100 Christians Detained In Eritrea; Orthodox Patriarch Marks 10th Year Under House Arrest

Eritrea may have proven once again that it deserves its nickname as the "North Korea of Africa."

Eritrean Christians worship in Egyptian prison
Eritrean Christians in Egyptian prison worship together. |

Just like its despotic East Asian counterpart, the regime in this East African country has been accused of stepping up its campaign against Christians, arresting almost 100 of them in the past month, World Watch Monitor reported.

The arrests were made 10 years after the dictatorial regime of President Isaias Afwerki placed Eritrean Orthodox Patriarch (Abune) Antonios under house arrest, and also 15 years after the forced closure of many churches in the country.

Patriarch (Abune) Antonios, who turns 90 in July, is also being held incommunicado in a location known only to the authorities.

His family and friends have expressed concern that the Patriarch, who is reportedly diabetic, may not be receiving adequate medical treatment.

The latest arrests were made early last month ahead of Eritrea's Independence Day on May 24.

A source told World Watch Monitor that 49 Evangelicals were arrested outside the capital, Asmara, on May 21 at a post-wedding celebration where the couple were among those picked up and detained.

Four days before that, security officials arrested more than 35 Christians from their homes in Adi Quala, a market town not far from the Ethiopian border.

Evangelicals and Pentecostals have been living in fear in Eritrea since 2002 when a law was passed prohibiting churches other than the Orthodox, Catholic and Evangelical Lutheran churches, and also Sunni Islam.

However, as the Patriarch's house arrest shows, even members of permitted churches face arrest if they criticize the regime.

Eritrea has been described as among the harshest dictatorships in the world, according to Haaretz.

A special permit is required to go to a friend's house for dinner if the meal is to be attended by at least three guests from different families.

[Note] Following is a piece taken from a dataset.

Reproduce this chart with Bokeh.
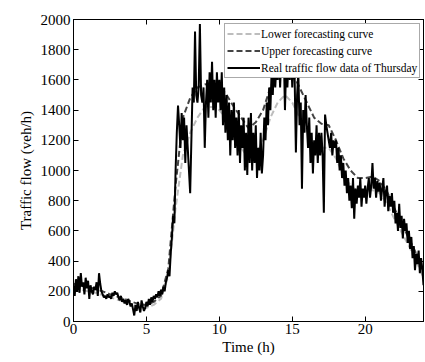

This is because the authorities already consider it a gathering that requires a special permit, according to the Israeli news outlet.

The group Reporters Without Borders ranks Eritrea the 179th out of 179 countries when it comes to the lack of freedom of expression, even lower than hermit communist country North Korea.

Eritrea is also ranked as the 10th most difficult country for a Christian to live in, according to the Open Doors' 2017 World Watch List.

Last month, 10 Christians - four women and six men - were reportedly arrested by security officers in Eritrea for still undetermined charges, according to the Christian persecution watchdog.

Open Doors reports that Christian prisoners in Eritrea are locked up in shipping containers with little ventilation, if at all, and many have died as a result.